Begin with the first line below and retype each line exactly through the line containing "distance X (mm)". Any pictures are to be left out.

◆ ◆ ◆

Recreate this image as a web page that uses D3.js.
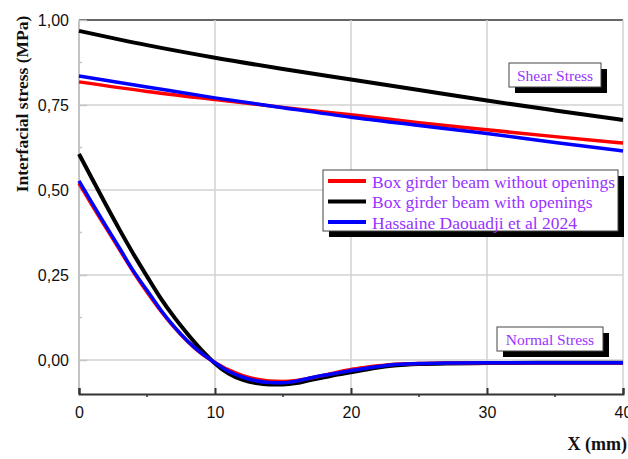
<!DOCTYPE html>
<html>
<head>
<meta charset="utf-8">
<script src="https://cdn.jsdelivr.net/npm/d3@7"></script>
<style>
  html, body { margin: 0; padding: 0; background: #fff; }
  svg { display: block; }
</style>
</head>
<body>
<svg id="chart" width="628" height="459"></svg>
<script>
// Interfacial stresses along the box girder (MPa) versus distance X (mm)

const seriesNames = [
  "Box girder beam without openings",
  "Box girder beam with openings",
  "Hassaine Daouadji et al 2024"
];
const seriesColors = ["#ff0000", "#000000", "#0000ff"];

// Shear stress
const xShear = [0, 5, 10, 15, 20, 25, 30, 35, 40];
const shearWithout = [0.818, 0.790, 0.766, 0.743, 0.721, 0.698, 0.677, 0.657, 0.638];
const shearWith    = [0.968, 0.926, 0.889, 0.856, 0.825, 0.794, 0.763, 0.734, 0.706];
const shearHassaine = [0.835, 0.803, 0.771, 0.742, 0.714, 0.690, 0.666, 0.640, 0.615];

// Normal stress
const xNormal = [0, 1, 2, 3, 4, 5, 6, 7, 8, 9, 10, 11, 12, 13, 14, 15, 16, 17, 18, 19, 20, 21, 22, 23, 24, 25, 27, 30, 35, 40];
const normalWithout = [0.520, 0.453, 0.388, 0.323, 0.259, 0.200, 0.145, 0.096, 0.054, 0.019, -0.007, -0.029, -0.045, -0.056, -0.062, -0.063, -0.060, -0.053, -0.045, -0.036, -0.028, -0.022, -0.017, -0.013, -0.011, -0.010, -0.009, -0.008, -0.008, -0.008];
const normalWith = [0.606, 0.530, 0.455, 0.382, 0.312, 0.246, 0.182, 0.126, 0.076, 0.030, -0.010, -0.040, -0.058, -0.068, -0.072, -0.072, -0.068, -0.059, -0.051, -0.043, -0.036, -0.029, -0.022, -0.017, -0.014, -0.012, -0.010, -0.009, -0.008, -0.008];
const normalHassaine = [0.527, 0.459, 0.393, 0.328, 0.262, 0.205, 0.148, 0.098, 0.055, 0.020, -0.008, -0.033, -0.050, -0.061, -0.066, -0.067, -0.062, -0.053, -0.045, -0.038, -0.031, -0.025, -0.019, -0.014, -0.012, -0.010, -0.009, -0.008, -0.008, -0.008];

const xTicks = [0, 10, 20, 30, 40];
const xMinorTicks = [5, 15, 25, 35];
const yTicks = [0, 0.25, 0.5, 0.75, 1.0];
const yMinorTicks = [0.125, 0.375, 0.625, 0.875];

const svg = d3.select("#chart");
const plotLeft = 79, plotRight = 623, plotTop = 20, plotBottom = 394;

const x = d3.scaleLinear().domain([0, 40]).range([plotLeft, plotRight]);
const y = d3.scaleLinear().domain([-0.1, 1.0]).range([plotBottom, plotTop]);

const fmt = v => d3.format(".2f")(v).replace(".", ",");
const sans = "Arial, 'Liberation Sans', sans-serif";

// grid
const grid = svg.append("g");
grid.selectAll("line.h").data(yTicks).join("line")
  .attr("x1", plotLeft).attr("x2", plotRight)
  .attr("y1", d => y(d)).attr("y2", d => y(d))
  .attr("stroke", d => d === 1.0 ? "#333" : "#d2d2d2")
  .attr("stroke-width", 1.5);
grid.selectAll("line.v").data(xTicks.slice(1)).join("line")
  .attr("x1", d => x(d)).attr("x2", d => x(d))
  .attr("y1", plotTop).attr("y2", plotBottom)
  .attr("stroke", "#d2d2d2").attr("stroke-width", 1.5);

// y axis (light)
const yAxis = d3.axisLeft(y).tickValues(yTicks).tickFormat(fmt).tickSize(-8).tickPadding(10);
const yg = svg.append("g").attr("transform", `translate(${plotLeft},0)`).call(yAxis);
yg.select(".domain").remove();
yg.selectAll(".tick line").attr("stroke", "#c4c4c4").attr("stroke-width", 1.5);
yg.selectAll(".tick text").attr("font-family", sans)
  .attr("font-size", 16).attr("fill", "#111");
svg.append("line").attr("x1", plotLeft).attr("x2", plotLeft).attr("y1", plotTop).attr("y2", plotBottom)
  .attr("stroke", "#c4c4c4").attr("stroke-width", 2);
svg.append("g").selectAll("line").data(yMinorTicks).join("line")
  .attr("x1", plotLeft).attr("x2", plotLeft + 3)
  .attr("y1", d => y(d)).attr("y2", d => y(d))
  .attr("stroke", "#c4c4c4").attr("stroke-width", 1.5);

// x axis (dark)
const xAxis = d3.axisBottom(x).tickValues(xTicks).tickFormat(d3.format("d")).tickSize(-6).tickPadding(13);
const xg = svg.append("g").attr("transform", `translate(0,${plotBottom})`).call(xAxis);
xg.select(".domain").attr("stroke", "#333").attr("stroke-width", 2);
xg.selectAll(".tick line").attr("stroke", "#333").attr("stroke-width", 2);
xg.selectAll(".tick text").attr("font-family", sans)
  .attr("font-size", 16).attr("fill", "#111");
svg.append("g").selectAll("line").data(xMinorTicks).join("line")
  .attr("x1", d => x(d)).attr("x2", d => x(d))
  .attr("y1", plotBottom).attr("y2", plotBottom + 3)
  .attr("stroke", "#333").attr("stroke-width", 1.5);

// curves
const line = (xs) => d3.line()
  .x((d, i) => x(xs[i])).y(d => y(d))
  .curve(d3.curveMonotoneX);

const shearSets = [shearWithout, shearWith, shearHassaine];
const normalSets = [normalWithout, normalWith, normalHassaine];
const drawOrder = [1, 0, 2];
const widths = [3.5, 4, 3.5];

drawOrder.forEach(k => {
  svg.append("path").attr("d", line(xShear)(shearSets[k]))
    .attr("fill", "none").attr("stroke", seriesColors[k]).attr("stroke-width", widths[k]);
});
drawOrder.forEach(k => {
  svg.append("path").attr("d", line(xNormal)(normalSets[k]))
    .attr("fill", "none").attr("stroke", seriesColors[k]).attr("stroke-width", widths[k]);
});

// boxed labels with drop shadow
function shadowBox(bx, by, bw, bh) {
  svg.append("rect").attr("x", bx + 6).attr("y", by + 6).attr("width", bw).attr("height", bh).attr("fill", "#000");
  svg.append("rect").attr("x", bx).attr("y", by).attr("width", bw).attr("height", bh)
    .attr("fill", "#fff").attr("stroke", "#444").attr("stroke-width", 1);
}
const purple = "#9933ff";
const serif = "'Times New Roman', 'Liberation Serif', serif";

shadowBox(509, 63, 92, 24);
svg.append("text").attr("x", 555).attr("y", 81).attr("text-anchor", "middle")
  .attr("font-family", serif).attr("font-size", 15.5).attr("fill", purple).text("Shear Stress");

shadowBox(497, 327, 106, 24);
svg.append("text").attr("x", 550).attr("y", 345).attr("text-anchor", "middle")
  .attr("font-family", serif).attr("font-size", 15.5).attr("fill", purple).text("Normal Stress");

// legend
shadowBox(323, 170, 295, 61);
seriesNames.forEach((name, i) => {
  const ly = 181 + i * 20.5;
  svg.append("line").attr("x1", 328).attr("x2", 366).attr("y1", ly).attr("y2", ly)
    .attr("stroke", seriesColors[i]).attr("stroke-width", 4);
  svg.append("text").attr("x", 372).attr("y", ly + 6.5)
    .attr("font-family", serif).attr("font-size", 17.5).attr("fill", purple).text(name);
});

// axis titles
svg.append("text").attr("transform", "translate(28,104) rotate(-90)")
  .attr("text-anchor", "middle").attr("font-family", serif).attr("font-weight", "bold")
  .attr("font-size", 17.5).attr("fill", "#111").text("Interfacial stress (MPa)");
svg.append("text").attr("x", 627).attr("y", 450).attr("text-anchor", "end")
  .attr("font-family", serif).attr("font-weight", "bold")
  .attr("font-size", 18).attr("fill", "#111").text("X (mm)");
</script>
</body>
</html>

◆ ◆ ◆

* _Problem solution_
Recreate this image as a web page that uses D3.js.
<!DOCTYPE html>
<html>
<head>
<meta charset="utf-8">
<script src="https://cdn.jsdelivr.net/npm/d3@7"></script>
<style>
  html, body { margin: 0; padding: 0; background: #fff; }
  svg { display: block; }
</style>
</head>
<body>
<svg id="chart" width="628" height="459"></svg>
<script>
// Interfacial stresses along the box girder (MPa) versus distance X (mm)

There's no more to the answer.